Back in September, they’d submitted another possibility, ‘Please Please Me’, originally conceived by John as an angst-ridden ballad in the style of Roy Orbison and developed by the two of them sharing a piano keyboard. Paul had previously run it past Iris Caldwell, who remembers being far from enthusiastic. ‘It went “Last night I said these words to my girl… you know you never even try, girl…” He asked me what I thought and I said, “I think it’s bloody awful, Paul.”’ When Iris next saw Paul’s rival, Frank Ifield, she tried the words on him. ‘Do I have to worry?’ Ifield asked–i.e. that the song might challenge him in the charts. Iris thought not.

Originally John and Paul had put forward ‘Please Please Me’ as a possible B-side to ‘Love Me Do’. However, George Martin felt it wasn’t right yet and suggested they should work on it some more in a new form which he suggested; speeding up the tempo, using a harmonica riff again and lengthening it by repeating the first verse at the end.

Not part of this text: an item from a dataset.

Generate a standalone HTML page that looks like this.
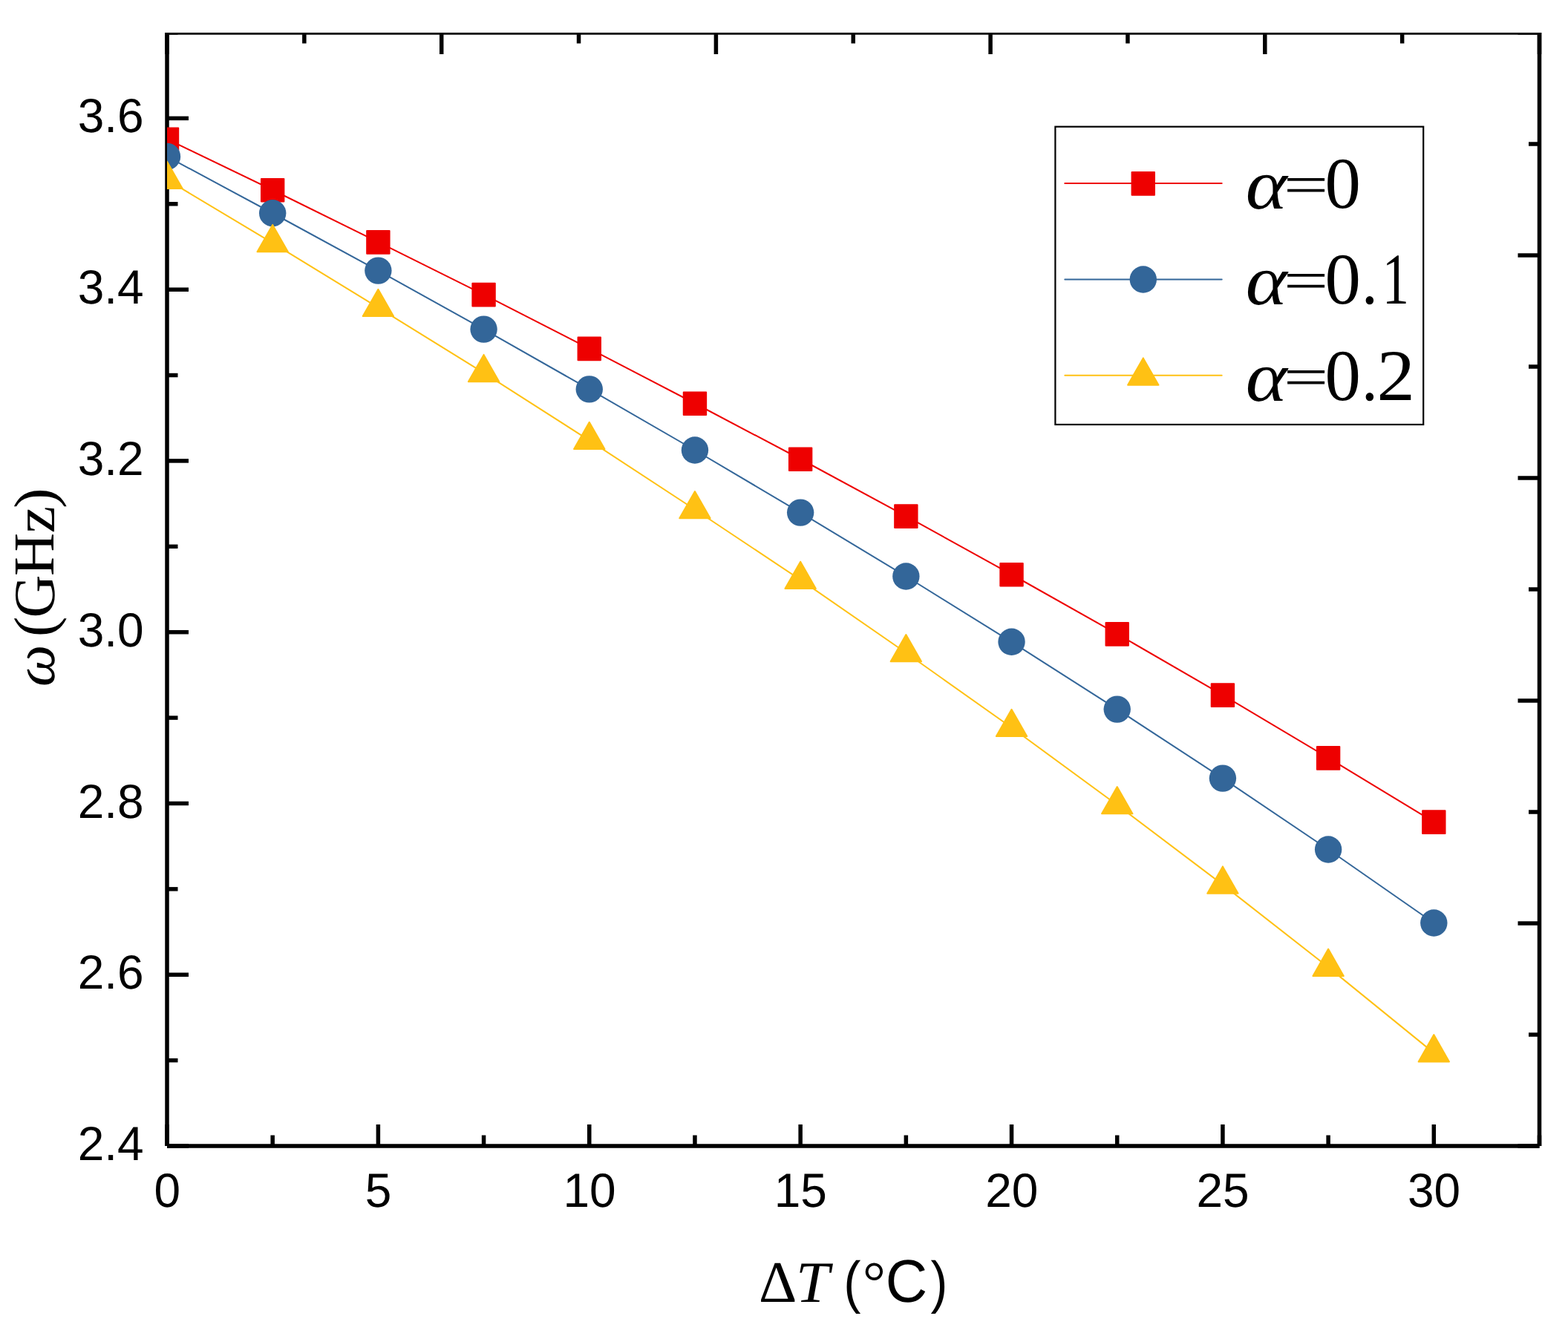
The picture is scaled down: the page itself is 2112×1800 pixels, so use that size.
<!DOCTYPE html>
<html lang="en"><head><meta charset="utf-8"><title>Frequency versus temperature difference</title>
<style>
html,body{margin:0;padding:0;background:#fff;}
body{width:2112px;height:1800px;}
svg{display:block;text-rendering:geometricPrecision;}
.tk{font-family:"Liberation Sans",sans-serif;font-size:64.6px;fill:#000;}
.g-se{font-family:"Liberation Serif",serif;}
.g-si{font-family:"Liberation Serif",serif;font-style:italic;}
.g-sa{font-family:"Liberation Sans",sans-serif;}
</style></head><body>
<svg width="2112" height="1800" viewBox="0 0 2112 1800">
<defs><clipPath id="plot"><rect x="225" y="44" width="1851.5" height="1503"/></clipPath><clipPath id="frame"><rect x="0" y="44" width="2112" height="1756"/></clipPath></defs>
<rect x="0" y="0" width="2112" height="1800" fill="#fff"/>
<g clip-path="url(#frame)" stroke="#000" stroke-width="5.5" fill="none" stroke-linecap="butt">
<line x1="225.0" y1="44.0" x2="225.0" y2="1544.0"/>
<line x1="2073.5" y1="44.0" x2="2073.5" y2="1544.0"/>
<line x1="225.0" y1="1544.0" x2="2073.5" y2="1544.0"/>
<line x1="225.0" y1="44.0" x2="2073.5" y2="44.0"/>
<line x1="225" y1="1544.0" x2="225" y2="1515"/>
<line x1="367.19" y1="1544.0" x2="367.19" y2="1529.5"/>
<line x1="509.38" y1="1544.0" x2="509.38" y2="1515"/>
<line x1="651.58" y1="1544.0" x2="651.58" y2="1529.5"/>
<line x1="793.77" y1="1544.0" x2="793.77" y2="1515"/>
<line x1="935.96" y1="1544.0" x2="935.96" y2="1529.5"/>
<line x1="1078.15" y1="1544.0" x2="1078.15" y2="1515"/>
<line x1="1220.35" y1="1544.0" x2="1220.35" y2="1529.5"/>
<line x1="1362.54" y1="1544.0" x2="1362.54" y2="1515"/>
<line x1="1504.73" y1="1544.0" x2="1504.73" y2="1529.5"/>
<line x1="1646.92" y1="1544.0" x2="1646.92" y2="1515"/>
<line x1="1789.12" y1="1544.0" x2="1789.12" y2="1529.5"/>
<line x1="1931.31" y1="1544.0" x2="1931.31" y2="1515"/>
<line x1="2073.5" y1="1544.0" x2="2073.5" y2="1529.5"/>
<line x1="225.0" y1="1544" x2="254" y2="1544"/>
<line x1="225.0" y1="1428.62" x2="239.5" y2="1428.62"/>
<line x1="225.0" y1="1313.23" x2="254" y2="1313.23"/>
<line x1="225.0" y1="1197.85" x2="239.5" y2="1197.85"/>
<line x1="225.0" y1="1082.46" x2="254" y2="1082.46"/>
<line x1="225.0" y1="967.08" x2="239.5" y2="967.08"/>
<line x1="225.0" y1="851.69" x2="254" y2="851.69"/>
<line x1="225.0" y1="736.31" x2="239.5" y2="736.31"/>
<line x1="225.0" y1="620.92" x2="254" y2="620.92"/>
<line x1="225.0" y1="505.54" x2="239.5" y2="505.54"/>
<line x1="225.0" y1="390.15" x2="254" y2="390.15"/>
<line x1="225.0" y1="274.77" x2="239.5" y2="274.77"/>
<line x1="225.0" y1="159.38" x2="254" y2="159.38"/>
<line x1="225.0" y1="44" x2="239.5" y2="44"/>
<line x1="225" y1="44.0" x2="225" y2="73"/>
<line x1="409.85" y1="44.0" x2="409.85" y2="58.5"/>
<line x1="594.7" y1="44.0" x2="594.7" y2="73"/>
<line x1="779.55" y1="44.0" x2="779.55" y2="58.5"/>
<line x1="964.4" y1="44.0" x2="964.4" y2="73"/>
<line x1="1149.25" y1="44.0" x2="1149.25" y2="58.5"/>
<line x1="1334.1" y1="44.0" x2="1334.1" y2="73"/>
<line x1="1518.95" y1="44.0" x2="1518.95" y2="58.5"/>
<line x1="1703.8" y1="44.0" x2="1703.8" y2="73"/>
<line x1="1888.65" y1="44.0" x2="1888.65" y2="58.5"/>
<line x1="2073.5" y1="44.0" x2="2073.5" y2="73"/>
<line x1="2073.5" y1="1544" x2="2044.5" y2="1544"/>
<line x1="2073.5" y1="1394" x2="2059" y2="1394"/>
<line x1="2073.5" y1="1244" x2="2044.5" y2="1244"/>
<line x1="2073.5" y1="1094" x2="2059" y2="1094"/>
<line x1="2073.5" y1="944" x2="2044.5" y2="944"/>
<line x1="2073.5" y1="794" x2="2059" y2="794"/>
<line x1="2073.5" y1="644" x2="2044.5" y2="644"/>
<line x1="2073.5" y1="494" x2="2059" y2="494"/>
<line x1="2073.5" y1="344" x2="2044.5" y2="344"/>
<line x1="2073.5" y1="194" x2="2059" y2="194"/>
<line x1="2073.5" y1="44" x2="2044.5" y2="44"/>
</g>
<g clip-path="url(#plot)">
<g fill="#ee0000" stroke="#ee0000" stroke-width="2" stroke-linejoin="round" stroke-linecap="round">
<polyline fill="none" points="225,187.5 367.19,256 509.38,326.1 651.58,396.9 793.77,469.6 935.96,543.5 1078.15,618.5 1220.35,695.4 1362.54,774 1504.73,854.1 1646.92,936.4 1789.12,1021.1 1931.31,1107.3"/>
<rect x="209.8" y="172.4" width="30.4" height="30.7"/><rect x="351.99" y="240.9" width="30.4" height="30.7"/><rect x="494.18" y="311" width="30.4" height="30.7"/><rect x="636.38" y="381.8" width="30.4" height="30.7"/><rect x="778.57" y="454.5" width="30.4" height="30.7"/><rect x="920.76" y="528.4" width="30.4" height="30.7"/><rect x="1062.95" y="603.4" width="30.4" height="30.7"/><rect x="1205.15" y="680.3" width="30.4" height="30.7"/><rect x="1347.34" y="758.9" width="30.4" height="30.7"/><rect x="1489.53" y="839" width="30.4" height="30.7"/><rect x="1631.72" y="921.3" width="30.4" height="30.7"/><rect x="1773.92" y="1006" width="30.4" height="30.7"/><rect x="1916.11" y="1092.2" width="30.4" height="30.7"/>
</g>
<g fill="#336699" stroke="#336699" stroke-width="2" stroke-linejoin="round" stroke-linecap="round">
<polyline fill="none" points="225,210.9 367.19,287.25 509.38,364.6 651.58,443.6 793.77,524.4 935.96,606.5 1078.15,690.6 1220.35,776.5 1362.54,864.8 1504.73,955.6 1646.92,1048.6 1789.12,1144.5 1931.31,1243.5"/>
<g stroke="none"><circle cx="225" cy="210.9" r="18.2"/><circle cx="367.19" cy="287.25" r="18.2"/><circle cx="509.38" cy="364.6" r="18.2"/><circle cx="651.58" cy="443.6" r="18.2"/><circle cx="793.77" cy="524.4" r="18.2"/><circle cx="935.96" cy="606.5" r="18.2"/><circle cx="1078.15" cy="690.6" r="18.2"/><circle cx="1220.35" cy="776.5" r="18.2"/><circle cx="1362.54" cy="864.8" r="18.2"/><circle cx="1504.73" cy="955.6" r="18.2"/><circle cx="1646.92" cy="1048.6" r="18.2"/><circle cx="1789.12" cy="1144.5" r="18.2"/><circle cx="1931.31" cy="1243.5" r="18.2"/></g>
</g>
<g fill="#ffc114" stroke="#ffc114" stroke-width="2" stroke-linejoin="round" stroke-linecap="round">
<polyline fill="none" points="225,242.2 367.19,327.4 509.38,414.3 651.58,502.4 793.77,593.3 935.96,686.5 1078.15,781.2 1220.35,879.5 1362.54,980.3 1504.73,1084.5 1646.92,1191.9 1789.12,1303.1 1931.31,1418.6"/>
<polygon points="225,217.7 245.7,254 204.3,254"/><polygon points="367.19,302.9 387.89,339.2 346.49,339.2"/><polygon points="509.38,389.8 530.08,426.1 488.68,426.1"/><polygon points="651.58,477.9 672.28,514.2 630.88,514.2"/><polygon points="793.77,568.8 814.47,605.1 773.07,605.1"/><polygon points="935.96,662 956.66,698.3 915.26,698.3"/><polygon points="1078.15,756.7 1098.85,793 1057.45,793"/><polygon points="1220.35,855 1241.05,891.3 1199.65,891.3"/><polygon points="1362.54,955.8 1383.24,992.1 1341.84,992.1"/><polygon points="1504.73,1060 1525.43,1096.3 1484.03,1096.3"/><polygon points="1646.92,1167.4 1667.62,1203.7 1626.22,1203.7"/><polygon points="1789.12,1278.6 1809.82,1314.9 1768.42,1314.9"/><polygon points="1931.31,1394.1 1952.01,1430.4 1910.61,1430.4"/>
</g>
</g>
<rect x="1421.4" y="170.7" width="495.8" height="401.3" fill="#fff" stroke="#000" stroke-width="2.2"/>
<g fill="#ee0000" stroke="#ee0000" stroke-width="2" stroke-linejoin="round" stroke-linecap="round">
<line x1="1434.3" y1="247.0" x2="1645.7" y2="247.0"/>
<rect x="1524.6" y="232" width="30.4" height="30.7"/>
</g>
<g fill="#336699" stroke="#336699" stroke-width="2" stroke-linejoin="round" stroke-linecap="round">
<line x1="1434.3" y1="376.5" x2="1645.7" y2="376.5"/>
<g stroke="none"><circle cx="1539.8" cy="376.5" r="18.2"/></g>
</g>
<g fill="#ffc114" stroke="#ffc114" stroke-width="2" stroke-linejoin="round" stroke-linecap="round">
<line x1="1434.3" y1="505.7" x2="1645.7" y2="505.7"/>
<polygon points="1539.8,482.4 1560.5,518.7 1519.1,518.7"/>
</g>
<text fill="#000"><tspan class="g-si" x="1677.72" y="280.6" font-size="96" textLength="56.01" lengthAdjust="spacingAndGlyphs">α</tspan><tspan class="g-se" x="1728.65" y="273.8" font-size="74.6" textLength="60.6" lengthAdjust="spacingAndGlyphs">=</tspan><tspan class="g-se" x="1784.42" y="280.2" font-size="98" textLength="48.37" lengthAdjust="spacingAndGlyphs">0</tspan></text>
<text fill="#000"><tspan class="g-si" x="1677.72" y="409.7" font-size="96" textLength="56.01" lengthAdjust="spacingAndGlyphs">α</tspan><tspan class="g-se" x="1728.65" y="402.9" font-size="74.6" textLength="60.6" lengthAdjust="spacingAndGlyphs">=</tspan><tspan class="g-se" x="1784.42" y="409.3" font-size="98" textLength="48.37" lengthAdjust="spacingAndGlyphs">0</tspan><tspan class="g-se" x="1833.64" y="409.3" font-size="96" textLength="22.21" lengthAdjust="spacingAndGlyphs">.</tspan><tspan class="g-se" x="1861.63" y="409.3" font-size="98" textLength="36.22" lengthAdjust="spacingAndGlyphs">1</tspan></text>
<text fill="#000"><tspan class="g-si" x="1677.72" y="539.8" font-size="96" textLength="56.01" lengthAdjust="spacingAndGlyphs">α</tspan><tspan class="g-se" x="1728.65" y="533" font-size="74.6" textLength="60.6" lengthAdjust="spacingAndGlyphs">=</tspan><tspan class="g-se" x="1784.42" y="539.4" font-size="98" textLength="48.37" lengthAdjust="spacingAndGlyphs">0</tspan><tspan class="g-se" x="1833.64" y="539.4" font-size="96" textLength="22.21" lengthAdjust="spacingAndGlyphs">.</tspan><tspan class="g-se" x="1854.48" y="539.4" font-size="98" textLength="51.39" lengthAdjust="spacingAndGlyphs">2</tspan></text>
<text class="tk" text-anchor="end" x="193.6" y="1563.1" textLength="88.97" lengthAdjust="spacingAndGlyphs">2.4</text>
<text class="tk" text-anchor="end" x="193.6" y="1332.33" textLength="88.97" lengthAdjust="spacingAndGlyphs">2.6</text>
<text class="tk" text-anchor="end" x="193.6" y="1101.56" textLength="88.97" lengthAdjust="spacingAndGlyphs">2.8</text>
<text class="tk" text-anchor="end" x="193.6" y="870.79" textLength="88.97" lengthAdjust="spacingAndGlyphs">3.0</text>
<text class="tk" text-anchor="end" x="193.6" y="640.02" textLength="88.97" lengthAdjust="spacingAndGlyphs">3.2</text>
<text class="tk" text-anchor="end" x="193.6" y="409.25" textLength="88.97" lengthAdjust="spacingAndGlyphs">3.4</text>
<text class="tk" text-anchor="end" x="193.6" y="178.48" textLength="88.97" lengthAdjust="spacingAndGlyphs">3.6</text>
<text class="tk" text-anchor="middle" x="225.2" y="1626.3" textLength="35.59" lengthAdjust="spacingAndGlyphs">0</text>
<text class="tk" text-anchor="middle" x="509.58" y="1626.3" textLength="35.59" lengthAdjust="spacingAndGlyphs">5</text>
<text class="tk" text-anchor="middle" x="793.97" y="1626.3" textLength="71.19" lengthAdjust="spacingAndGlyphs">10</text>
<text class="tk" text-anchor="middle" x="1078.35" y="1626.3" textLength="71.19" lengthAdjust="spacingAndGlyphs">15</text>
<text class="tk" text-anchor="middle" x="1362.74" y="1626.3" textLength="71.19" lengthAdjust="spacingAndGlyphs">20</text>
<text class="tk" text-anchor="middle" x="1647.12" y="1626.3" textLength="71.19" lengthAdjust="spacingAndGlyphs">25</text>
<text class="tk" text-anchor="middle" x="1931.51" y="1626.3" textLength="71.19" lengthAdjust="spacingAndGlyphs">30</text>
<text fill="#000"><tspan class="g-se" x="1021.96" y="1754" font-size="79" textLength="51.34" lengthAdjust="spacingAndGlyphs">Δ</tspan><tspan class="g-si" x="1072.08" y="1754" font-size="78.5" textLength="45.22" lengthAdjust="spacingAndGlyphs">T</tspan><tspan class="g-sa" x="1124" y="1754.0" font-size="40"> </tspan><tspan class="g-sa" x="1136.17" y="1754" font-size="77.8" textLength="23.24" lengthAdjust="spacingAndGlyphs">(</tspan><tspan class="g-se" x="1162.11" y="1752.7" font-size="77.5" textLength="30.86" lengthAdjust="spacingAndGlyphs">°</tspan><tspan class="g-sa" x="1192.63" y="1754" font-size="81.2" textLength="56.45" lengthAdjust="spacingAndGlyphs">C</tspan><tspan class="g-sa" x="1253.6" y="1754" font-size="77.8" textLength="22.86" lengthAdjust="spacingAndGlyphs">)</tspan></text>
<g transform="translate(73,0) rotate(-90)">
<text fill="#000"><tspan class="g-si" x="-925.26" y="0" font-size="78" textLength="56.47" lengthAdjust="spacingAndGlyphs">ω</tspan><tspan class="g-se" x="-870" y="0" font-size="40"> </tspan><tspan class="g-se" x="-858.34" y="0" font-size="78" textLength="27.62" lengthAdjust="spacingAndGlyphs">(</tspan><tspan class="g-se" x="-832.4" y="-0.3" font-size="78.6" textLength="58.12" lengthAdjust="spacingAndGlyphs">G</tspan><tspan class="g-se" x="-776.02" y="-0.7" font-size="78" textLength="58.18" lengthAdjust="spacingAndGlyphs">H</tspan><tspan class="g-se" x="-718.62" y="0" font-size="78" textLength="36.61" lengthAdjust="spacingAndGlyphs">z</tspan><tspan class="g-se" x="-684.97" y="0" font-size="78" textLength="27.62" lengthAdjust="spacingAndGlyphs">)</tspan></text>
</g>
</svg>
</body></html>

When the Beatles returned to Abbey Road on 26 November, with ‘How Do You Do It?’ still threatening to be their second single, John and Paul persuaded Martin to listen to a new version of ‘Please Please Me’ in which all his suggestions had been followed. The producer agreed to let them tape what was no longer in any way the lachrymose ballad it had started out as. After the eighteenth take, Martin switched on the intercom from a control room that was never again to be so much under his control.

‘Gentlemen,’ he told them, ‘you have just made your first number one.’